Michael Pollan raises the big question about climate change, a topic that has been pandemic around the world. The article begins with Pollan describing his feeling after watching An Inconvient Truth. "Al Gore scared the hell out of me, constructing an utterly convincing case..."(88), it seems that this documentary cause Pollan to question his own cause and effect on how to help prevent the continuing rise of climate change. " I turn my life upside-down, start biking to work, plant a big garden,......, trade the station wagon for a hybrid,..."(89), these are all the ways Pollan sees that he could possible make a difference. By going the opposite direction and being more eco-friendly by diminishing his carbon-footprint and his own pollution in the air. Pollan continues to ask himself now about overseas imports and makes a reference to a New Zealand study which shows how they reduce the carbon footprint of food. The article also contains a very alarming bar graph which shows how anxious countries are when they view global warming as a problem. Brazil is the country with the most concern, while Egypt is the country with the least concern; the United States lands in the middle (90). Pollan continues his essay with a summary of a "blunt analysis" made by Wendall Berry. He notes that Berry saw that specialization was the biggest issue, the "disease of the modern character." (91).
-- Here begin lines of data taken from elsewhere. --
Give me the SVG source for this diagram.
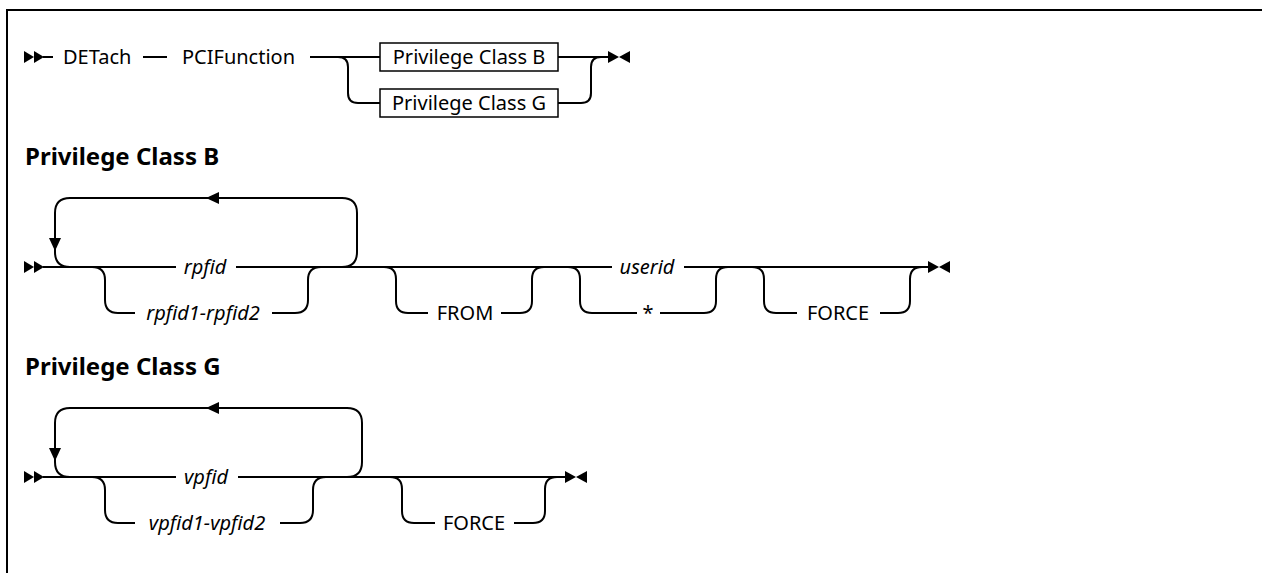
<svg xmlns="http://www.w3.org/2000/svg" width="1262" height="573" viewBox="0 0 1262 573">
<style>
.ln{fill:none;stroke:#000;stroke-width:2}
.t{font-family:"Noto Sans","Open Sans",sans-serif;font-size:20px;fill:#000}
.i{font-style:italic}
.m{text-anchor:middle}
.h{font-family:"Noto Sans","Open Sans",sans-serif;font-size:24px;font-weight:bold;fill:#000}
.box{fill:#fff;stroke:#000;stroke-width:1.5}
</style>
<rect width="1262" height="573" fill="#fff"/>
<path class="ln" d="M7,573 V10 H1262" stroke-width="2.5"/>

<g id="row1">
  <polygon points="24,51 34,57 24,63"/><polygon points="34,51 44,57 34,63"/>
  <text class="t" x="63" y="64">DETach</text>
  <text class="t" x="182" y="64">PCIFunction</text>
</g>
<g id="boxB">
  <rect class="box" x="380" y="43" width="178" height="28"/>
  <text class="t m" x="469" y="64">Privilege Class B</text>
</g>
<g id="boxG">
  <rect class="box" x="380" y="89" width="178" height="28"/>
  <text class="t m" x="469" y="110">Privilege Class G</text>
</g>

<g id="headB"><text class="h" x="25" y="165">Privilege Class B</text></g>
<g id="nodesB">
  <polygon points="24,261 34,267 24,273"/><polygon points="34,261 44,267 34,273"/>
  <text class="t i m" x="205" y="274">rpfid</text>
  <text class="t i m" x="203" y="320">rpfid1-rpfid2</text>
  <text class="t m" x="465" y="320">FROM</text>
  <text class="t i m" x="647" y="274">userid</text>
  <text class="t m" x="648" y="320">*</text>
  <text class="t m" x="838" y="320">FORCE</text>
</g>

<g id="headG"><text class="h" x="25" y="375">Privilege Class G</text></g>
<g id="nodesG">
  <polygon points="24,471 34,477 24,483"/><polygon points="34,471 44,477 34,483"/>
  <text class="t i m" x="206" y="484">vpfid</text>
  <text class="t i m" x="207" y="530">vpfid1-vpfid2</text>
  <text class="t m" x="474" y="530">FORCE</text>
</g>

<g id="connectors">
  <!-- row 1 -->
  <path class="ln" d="M43,57 H53 M143,57 H167 M310,57 H380 M338,57 q10,0 10,10 V93 q0,10 10,10 H380 M558,57 H608 M558,103 H581 q10,0 10,-10 V67 q0,-10 10,-10"/>
  <polygon points="608,51 619,57 608,63"/><polygon points="630,51 619,57 630,63"/>
  <!-- section B -->
  <path class="ln" d="M43,267 H176 M236,267 H612 M684,267 H928"/>
  <path class="ln" d="M70,267 q-15,0 -15,-15 V213 q0,-15 15,-15 H342 q15,0 15,15 V252 q0,15 -15,15"/>
  <polygon points="49,238 61,238 55,251"/>
  <polygon points="206,198 219,192 219,204"/>
  <path class="ln" d="M92,267 q13,0 13,13 V300 q0,13 13,13 H135 M272,313 H295 q13,0 13,-13 V280 q0,-13 13,-13"/>
  <path class="ln" d="M384,267 q12,0 12,12 V301 q0,12 12,12 H428 M501,313 H520 q12,0 12,-12 V279 q0,-12 12,-12"/>
  <path class="ln" d="M568,267 q12,0 12,12 V301 q0,12 12,12 H637 M660,313 H704 q12,0 12,-12 V279 q0,-12 12,-12"/>
  <path class="ln" d="M752,267 q12,0 12,12 V301 q0,12 12,12 H797 M880,313 H898 q12,0 12,-12 V279 q0,-12 12,-12"/>
  <polygon points="928,261 939,267 928,273"/><polygon points="950,261 939,267 950,273"/>
  <!-- section G -->
  <path class="ln" d="M43,477 H176 M238,477 H565"/>
  <path class="ln" d="M70,477 q-15,0 -15,-15 V423 q0,-15 15,-15 H347 q15,0 15,15 V462 q0,15 -15,15"/>
  <polygon points="49,448 61,448 55,461"/>
  <polygon points="206,408 219,402 219,414"/>
  <path class="ln" d="M92,477 q13,0 13,13 V510 q0,13 13,13 H135 M280,523 H300 q13,0 13,-13 V490 q0,-13 13,-13"/>
  <path class="ln" d="M390,477 q12,0 12,12 V511 q0,12 12,12 H435 M514,523 H533 q12,0 12,-12 V489 q0,-12 12,-12"/>
  <polygon points="565,471 576,477 565,483"/><polygon points="587,471 576,477 587,483"/>
</g>
</svg>
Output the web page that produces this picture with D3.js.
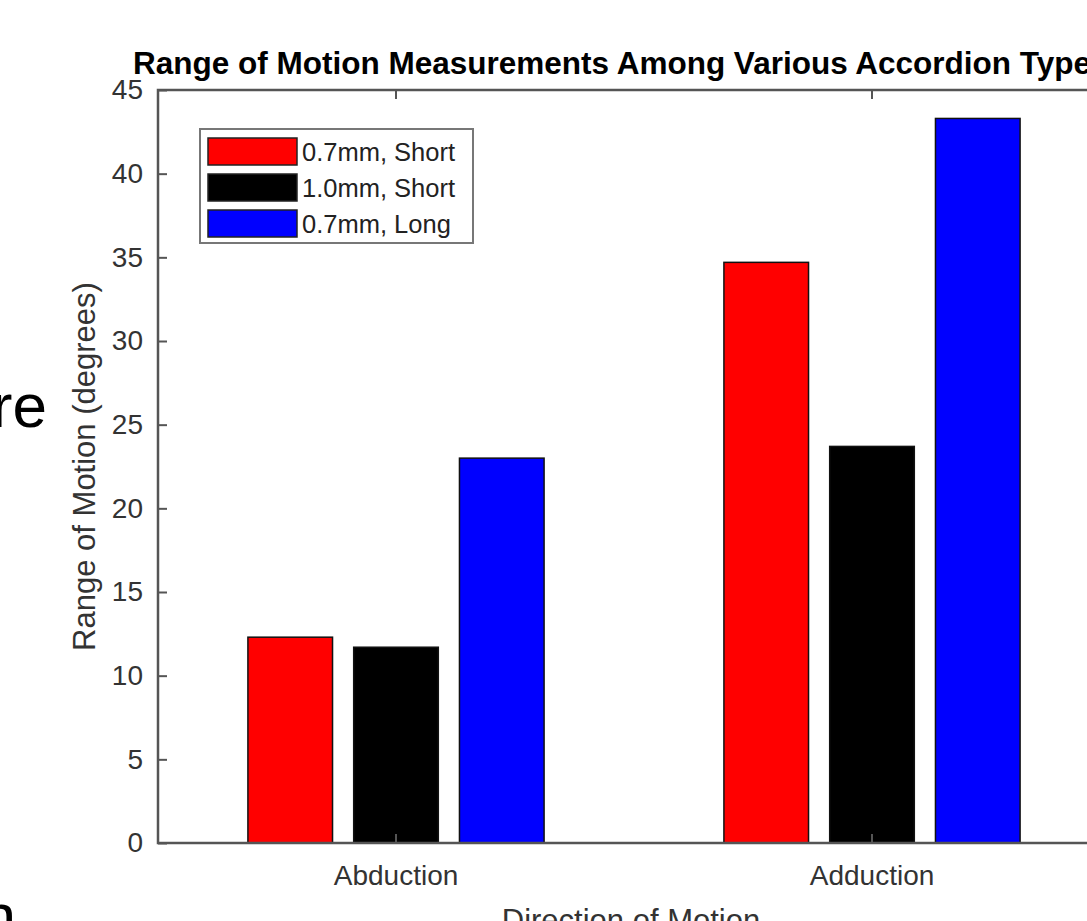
<!DOCTYPE html>
<html>
<head>
<meta charset="utf-8">
<script src="https://cdn.jsdelivr.net/npm/d3@7"></script>
<style>
  html, body { margin: 0; padding: 0; background: #fff; overflow: hidden; }
  svg { display: block; font-family: "Liberation Sans", Arial, Helvetica, sans-serif; }
</style>
</head>
<body>
<svg id="chart"></svg>
<script>
const categories = ["Abduction", "Adduction"];
const series = ["0.7mm, Short", "1.0mm, Short", "0.7mm, Long"];
const abductionValues = [12.3, 11.7, 23.0];
const adductionValues = [34.7, 23.7, 43.3];
const yTicks = [0, 5, 10, 15, 20, 25, 30, 35, 40, 45];
const seriesColors = ["#ff0000", "#000000", "#0000ff"];

const width = 1087;
const height = 921;

// plot box (right side runs past the visible edge, like the cropped screenshot)
const plotLeft = 158, plotTop = 90, plotRight = 1110, plotBottom = 843;

const rows = categories.map((c, i) => ({
    category: c,
    values: [abductionValues, adductionValues][i]
}));

const svg = d3.select("#chart")
    .attr("width", width)
    .attr("height", height);

svg.append("rect")
    .attr("width", width)
    .attr("height", height)
    .attr("fill", "#fff");

const x0 = d3.scaleBand()
    .domain(categories)
    .range([plotLeft, plotRight])
    .padding(0);

const groupWidth = x0.bandwidth() * 2 / 3;
const x1 = d3.scaleBand()
    .domain(series)
    .range([-groupWidth / 2, groupWidth / 2])
    .paddingInner(0.2)
    .paddingOuter(0.1);

const y = d3.scaleLinear()
    .domain([0, 45])
    .range([plotBottom, plotTop]);

// bars
const groups = svg.append("g")
    .selectAll("g")
    .data(rows)
    .enter().append("g")
    .attr("transform", d => `translate(${x0(d.category) + x0.bandwidth() / 2},0)`);

groups.selectAll("rect")
    .data(d => d.values.map((v, i) => ({ key: series[i], value: v, color: seriesColors[i] })))
    .enter().append("rect")
    .attr("x", d => x1(d.key))
    .attr("y", d => y(d.value))
    .attr("width", x1.bandwidth())
    .attr("height", d => y(0) - y(d.value))
    .attr("fill", d => d.color)
    .attr("stroke", "#111")
    .attr("stroke-width", 1.5);

// axes, ticks pointing inward
const axisColor = "#555";

const yAxis = svg.append("g")
    .attr("transform", `translate(${plotLeft},0)`)
    .call(d3.axisLeft(y).tickValues(yTicks).tickSize(-9).tickPadding(15));

const yAxisRight = svg.append("g")
    .attr("transform", `translate(${plotRight},0)`)
    .call(d3.axisRight(y).tickValues(yTicks).tickSize(-9).tickFormat(""));

const xAxis = svg.append("g")
    .attr("transform", `translate(0,${plotBottom})`)
    .call(d3.axisBottom(x0).tickSize(-9).tickPadding(22));

const xAxisTop = svg.append("g")
    .attr("transform", `translate(0,${plotTop})`)
    .call(d3.axisTop(x0).tickSize(-9).tickFormat(""));

[yAxis, yAxisRight, xAxis, xAxisTop].forEach(a => {
    a.select(".domain").remove();
    a.selectAll("line").attr("stroke", axisColor).attr("stroke-width", 2);
    a.selectAll("text")
        .attr("fill", "#333")
        .attr("font-size", 28)
        .attr("font-family", "Liberation Sans, Arial, sans-serif");
});

// box outline
svg.append("rect")
    .attr("x", plotLeft)
    .attr("y", plotTop)
    .attr("width", plotRight - plotLeft)
    .attr("height", plotBottom - plotTop)
    .attr("fill", "none")
    .attr("stroke", axisColor)
    .attr("stroke-width", 2.5);

// titles
svg.append("text")
    .attr("x", 133)
    .attr("y", 74)
    .attr("font-size", 31.5)
    .attr("font-weight", "bold")
    .attr("fill", "#000")
    .text("Range of Motion Measurements Among Various Accordion Types");

svg.append("text")
    .attr("transform", `translate(95,${(plotTop + plotBottom) / 2}) rotate(-90)`)
    .attr("text-anchor", "middle")
    .attr("font-size", 31)
    .attr("fill", "#333")
    .text("Range of Motion (degrees)");

svg.append("text")
    .attr("x", (plotLeft + plotRight) / 2 - 3)
    .attr("y", 931)
    .attr("text-anchor", "middle")
    .attr("font-size", 31)
    .attr("fill", "#333")
    .text("Direction of Motion");

// legend
const legend = svg.append("g").attr("transform", "translate(200,129)");

legend.append("rect")
    .attr("width", 273)
    .attr("height", 114)
    .attr("fill", "#fff")
    .attr("stroke", "#777")
    .attr("stroke-width", 2);

const items = legend.selectAll("g.item")
    .data(series)
    .enter().append("g")
    .attr("class", "item")
    .attr("transform", (d, i) => `translate(8,${9 + i * 36})`);

items.append("rect")
    .attr("width", 89)
    .attr("height", 27)
    .attr("fill", (d, i) => seriesColors[i])
    .attr("stroke", "#222")
    .attr("stroke-width", 1.5);

items.append("text")
    .attr("x", 94)
    .attr("y", 14)
    .attr("dy", "0.35em")
    .attr("font-size", 25.5)
    .attr("fill", "#222")
    .text(d => d);

// fragments of the surrounding slide
svg.append("text")
    .attr("x", 47)
    .attr("y", 427)
    .attr("text-anchor", "end")
    .attr("font-size", 62)
    .attr("fill", "#000")
    .text("re");

svg.append("text")
    .attr("x", 16)
    .attr("y", 937)
    .attr("text-anchor", "end")
    .attr("font-size", 62)
    .attr("fill", "#000")
    .text("n");
</script>
</body>
</html>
Pollan then shifts his essay towards the audiences effect of being environmentally green and how their own effects can create a rippal effect. "If you do bother, you will set an example for other people" (92). Pollan believes that people will essentially begin to care about the environment and be more prudent with their own behavior. However rebuttals his previous paragraph by stating this idea of going green as a "passing fad and will lose steam after a few years, just as it did in the 1980s" (92). Pollan concludes his essay with the idea that people should take Vacel Havel (an communist Czechoslovakian) ideal and "conduct themselves as if they were to live on this earth forever...." (93), and begins to describe how the little things, like planting a garden, can make a world of a difference.
Pollan, Michael. "Why Bother?" New York Times 2008
Ramage John D., Bean John C., Johnson June. The Allyn and Bacon Guide to Writing
New York: Pearson, 2006 (88-94)
Although a summary calls for a linear explanation, it asks the reader to omit certain details (examples, evidence, etc.) and focus on the main points. The graph is irrelevant to a summary--a summary is only concerned with the 'ideas' of the essay, rather than its rhetorical structure (which mentioning the "graph" would help).